Inductive Ztwo : Type :=

O :Ztwo
| ZtwoS : {S: Ztwo ->Ztwo ;  Z2axiom :  forall n : Ztwo ,  SSn =n} .


would be problematic?

Mainly because it has non sense (or I am stupid),
I don't even understand what would be the type of ZtwoS
The intended meaning is

Variable Ztwo: Type.
Variable ZtwoO: Ztwo.
Variable ZtwoS: Ztwo ->Ztwo.
Hypothesis Z2axiom :  forall n : Ztwo ,  ZtwoS (ZtwoS n) =n.

This is not yet problematic. But we want to know more:
   - at first that these assumptions are "consistent" and also
   -some initiality, which will warrant (essential) uniqueness.

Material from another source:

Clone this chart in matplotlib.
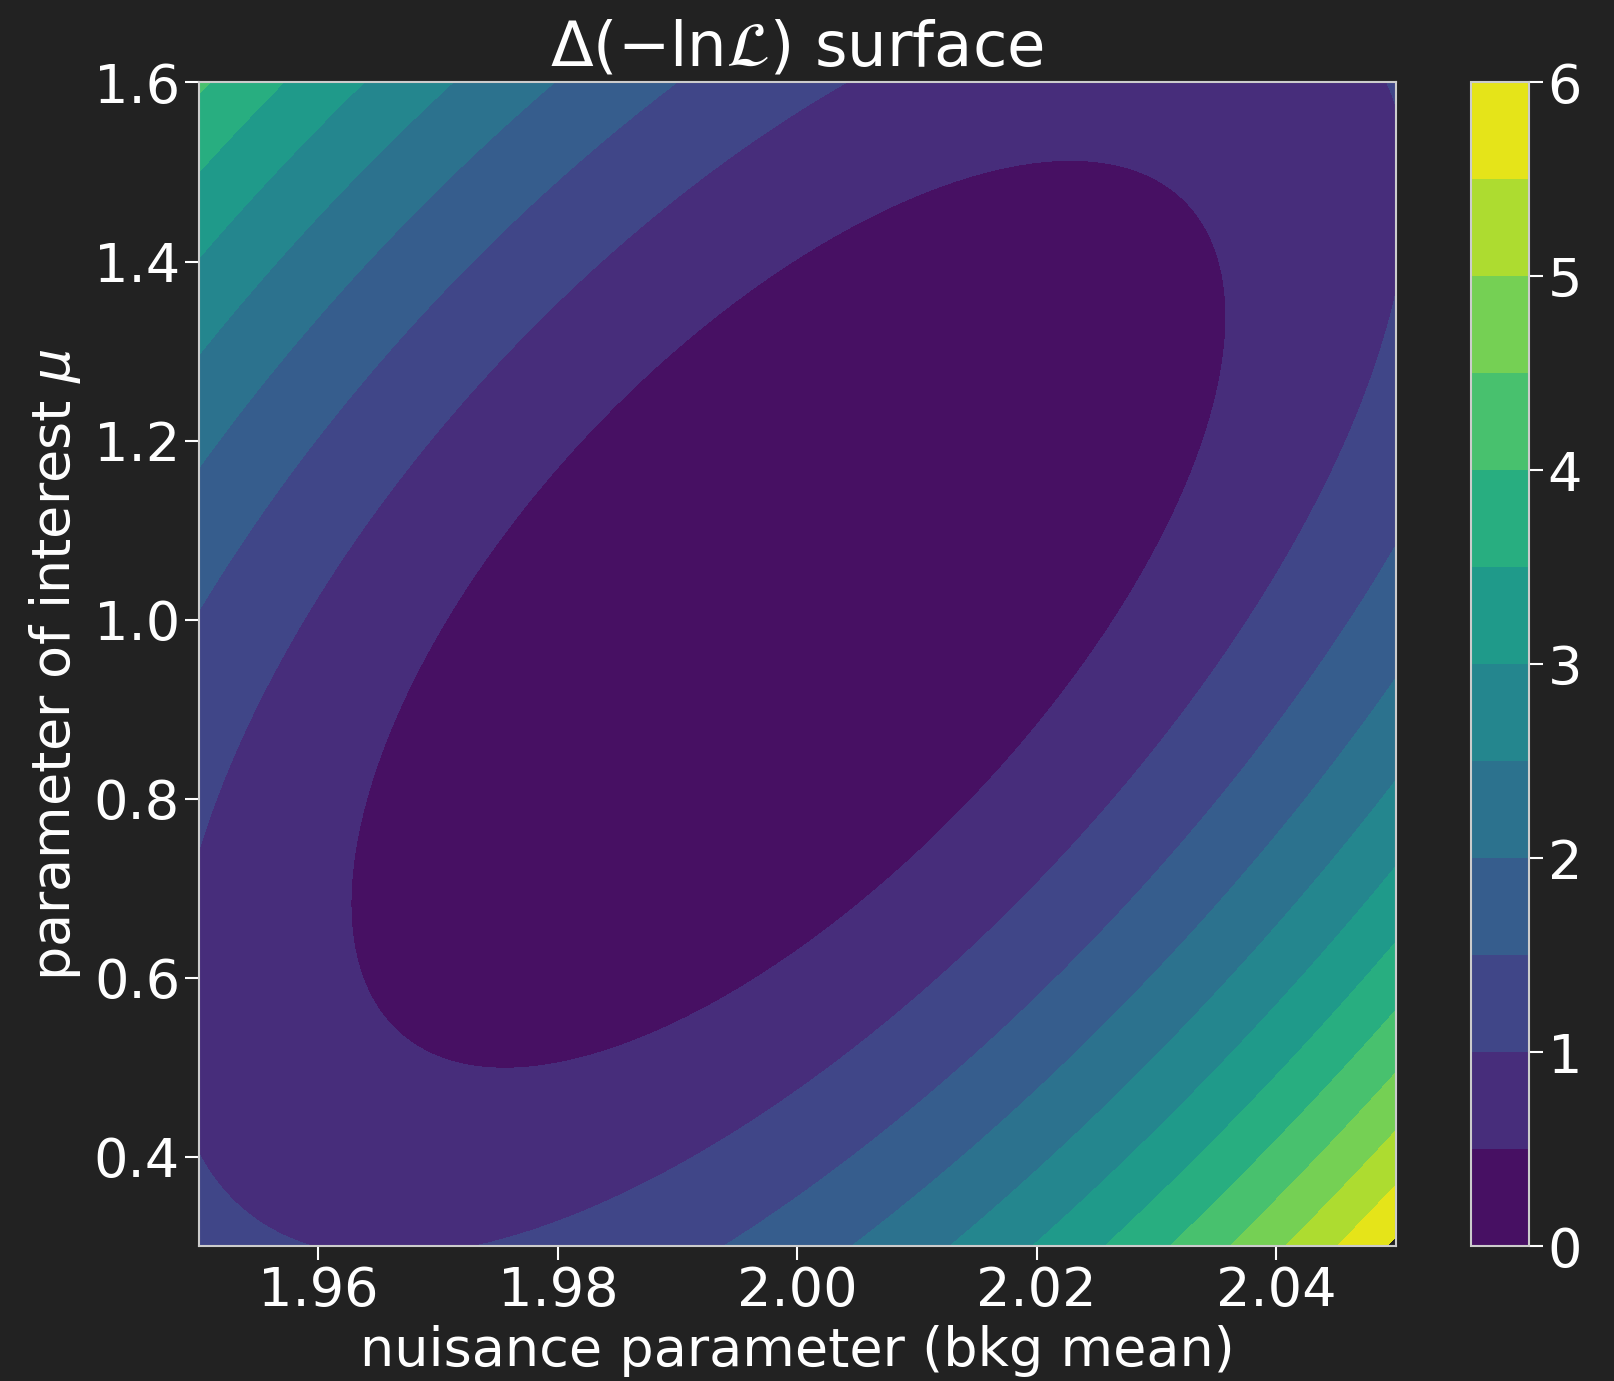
import numpy as np
import matplotlib
matplotlib.use("Agg")
import matplotlib.pyplot as plt

# fit result (best fit, errors, correlation)
bkg_hat = 1.9992
mu_hat = 1.006
bkg_err = 0.03655
mu_err = 0.507
rho = 0.647
# mild non-parabolic shape seen in the contours
skew = 0.025
k_off = 12.0

x_range = [1.95, 2.05]
y_range = [0.3, 1.6]
levels = np.arange(0, 6.5, 0.5)
cbar_ticks = [0, 1, 2, 3, 4, 5, 6]
x_ticks = [1.96, 1.98, 2.00, 2.02, 2.04]
y_ticks = [0.4, 0.6, 0.8, 1.0, 1.2, 1.4, 1.6]

bg = "#222222"
fg = "white"

xx = np.linspace(x_range[0], x_range[1], 600)
yy = np.linspace(y_range[0], y_range[1], 600)
X, Y = np.meshgrid(xx, yy)

u = (X - bkg_hat) / bkg_err
v = (Y - mu_hat) / mu_err
s = np.sqrt(1 - rho**2)
w = (u - rho * v) / s          # conditional direction
k = (mu_hat + k_off) / (Y + k_off)
dnll = 0.5 * v**2 + 0.5 * k * w**2 * (1 + skew * w)

fig = plt.figure(figsize=(16.15, 13.81), dpi=100, facecolor=bg)
ax = fig.add_axes([0.1231, 0.0975, 0.7411, 0.8428])
cax = fig.add_axes([0.9108, 0.0975, 0.0359, 0.8428])
ax.set_facecolor(bg)

cs = ax.contourf(X, Y, dnll, levels=levels, cmap="viridis")
cb = fig.colorbar(cs, cax=cax, ticks=cbar_ticks)

fs = 39
ax.set_xlim(x_range)
ax.set_ylim(y_range)
ax.set_xticks(x_ticks)
ax.set_yticks(y_ticks)
ax.set_xticklabels(["%.2f" % t for t in x_ticks])
ax.set_yticklabels(["%.1f" % t for t in y_ticks])
ax.tick_params(colors=fg, labelsize=fs, length=10, width=1.5)
for sp in ax.spines.values():
    sp.set_color("#cccccc")
    sp.set_linewidth(1.5)

ax.set_xlabel("nuisance parameter (bkg mean)", color=fg, fontsize=fs, labelpad=6)
ax.set_ylabel(r"parameter of interest $\mu$", color=fg, fontsize=fs, labelpad=8)
ax.set_title(r"$\Delta(-\mathrm{ln}\mathcal{L})$ surface", color=fg, fontsize=45, pad=12)

cb.ax.tick_params(colors=fg, labelsize=fs, length=10, width=1.5)
cb.outline.set_edgecolor("#cccccc")
cb.outline.set_linewidth(1.5)

fig.savefig("out.png", dpi=100, facecolor=bg)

Here initiality means something like

"a function from Ztwo to another Type T is given by a term v of type T (for ZtwoO)
and a term r : T ->T satisfying forall x \in T, r(r x)=x.".

Initiality should be witnessed by Coq constructions extending Case and Fixpoint. In order to be correct, these new constructions should generate proof obligations. May-be this generation could be (slighty?) problematic.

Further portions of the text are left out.